* **Task to carry out**
Restate each of the lines below word for word and drop every picture.

* **Source material**
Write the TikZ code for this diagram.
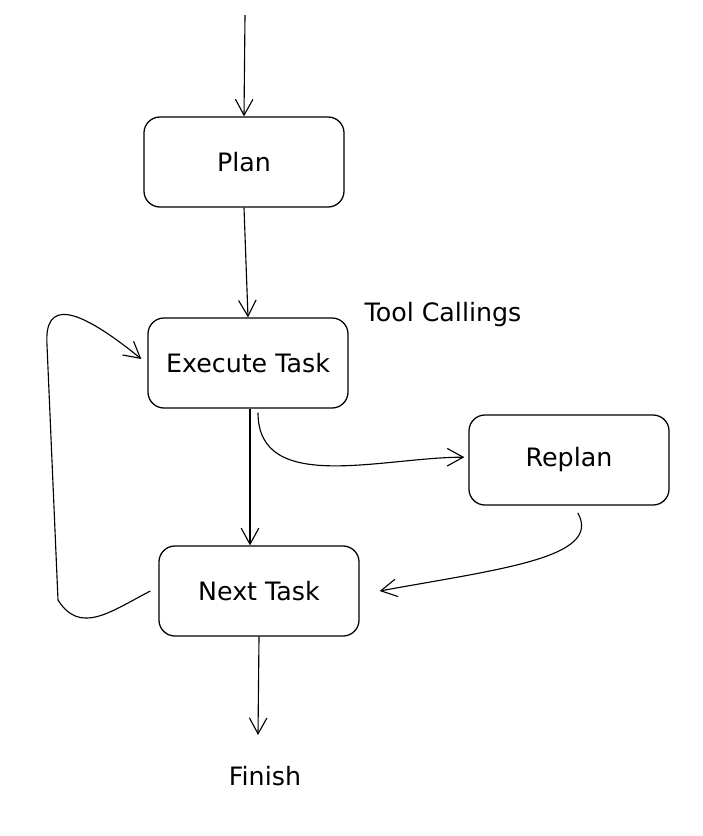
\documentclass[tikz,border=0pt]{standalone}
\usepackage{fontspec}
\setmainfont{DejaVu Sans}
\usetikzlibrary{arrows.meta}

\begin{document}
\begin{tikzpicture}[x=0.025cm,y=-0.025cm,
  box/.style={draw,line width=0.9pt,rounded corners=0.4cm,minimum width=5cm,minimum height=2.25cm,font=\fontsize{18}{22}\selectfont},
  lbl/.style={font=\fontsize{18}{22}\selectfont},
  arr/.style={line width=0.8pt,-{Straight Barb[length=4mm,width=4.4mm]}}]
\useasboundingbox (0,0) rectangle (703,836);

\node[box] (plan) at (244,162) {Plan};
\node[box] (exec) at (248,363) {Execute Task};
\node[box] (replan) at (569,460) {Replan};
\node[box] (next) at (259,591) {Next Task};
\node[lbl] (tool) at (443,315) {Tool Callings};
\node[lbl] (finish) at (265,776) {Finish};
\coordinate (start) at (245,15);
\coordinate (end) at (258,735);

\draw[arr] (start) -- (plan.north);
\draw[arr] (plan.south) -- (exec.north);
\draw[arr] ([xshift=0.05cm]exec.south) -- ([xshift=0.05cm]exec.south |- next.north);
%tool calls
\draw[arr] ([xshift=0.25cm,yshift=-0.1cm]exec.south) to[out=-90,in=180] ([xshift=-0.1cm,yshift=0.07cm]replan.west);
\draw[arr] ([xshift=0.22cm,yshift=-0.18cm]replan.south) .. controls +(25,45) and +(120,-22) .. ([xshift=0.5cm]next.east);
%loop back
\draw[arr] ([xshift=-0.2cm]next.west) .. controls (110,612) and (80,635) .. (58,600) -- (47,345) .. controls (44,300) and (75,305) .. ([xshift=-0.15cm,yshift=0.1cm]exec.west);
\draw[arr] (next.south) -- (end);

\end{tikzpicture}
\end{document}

* **Solution to this problem**
Write the TikZ code for this diagram.
\documentclass[tikz,border=0pt]{standalone}
\usepackage{fontspec}
\setmainfont{DejaVu Sans}
\usetikzlibrary{arrows.meta}

\begin{document}
\begin{tikzpicture}[x=0.025cm,y=-0.025cm,
  box/.style={draw,line width=0.9pt,rounded corners=0.4cm,minimum width=5cm,minimum height=2.25cm,font=\fontsize{18}{22}\selectfont},
  lbl/.style={font=\fontsize{18}{22}\selectfont},
  arr/.style={line width=0.8pt,-{Straight Barb[length=4mm,width=4.4mm]}}]
\useasboundingbox (0,0) rectangle (703,836);

\node[box] (plan) at (244,162) {Plan};
\node[box] (exec) at (248,363) {Execute Task};
\node[box] (replan) at (569,460) {Replan};
\node[box] (next) at (259,591) {Next Task};
\node[lbl] (tool) at (443,315) {Tool Callings};
\node[lbl] (finish) at (265,776) {Finish};
\coordinate (start) at (245,15);
\coordinate (end) at (258,735);

\draw[arr] (start) -- (plan.north);
\draw[arr] (plan.south) -- (exec.north);
\draw[arr] ([xshift=0.05cm]exec.south) -- ([xshift=0.05cm]exec.south |- next.north);
%tool calls
\draw[arr] ([xshift=0.25cm,yshift=-0.1cm]exec.south) to[out=-90,in=180] ([xshift=-0.1cm,yshift=0.07cm]replan.west);
\draw[arr] ([xshift=0.22cm,yshift=-0.18cm]replan.south) .. controls +(25,45) and +(120,-22) .. ([xshift=0.5cm]next.east);
%loop back
\draw[arr] ([xshift=-0.2cm]next.west) .. controls (110,612) and (80,635) .. (58,600) -- (47,345) .. controls (44,300) and (75,305) .. ([xshift=-0.15cm,yshift=0.1cm]exec.west);
\draw[arr] (next.south) -- (end);

\end{tikzpicture}
\end{document}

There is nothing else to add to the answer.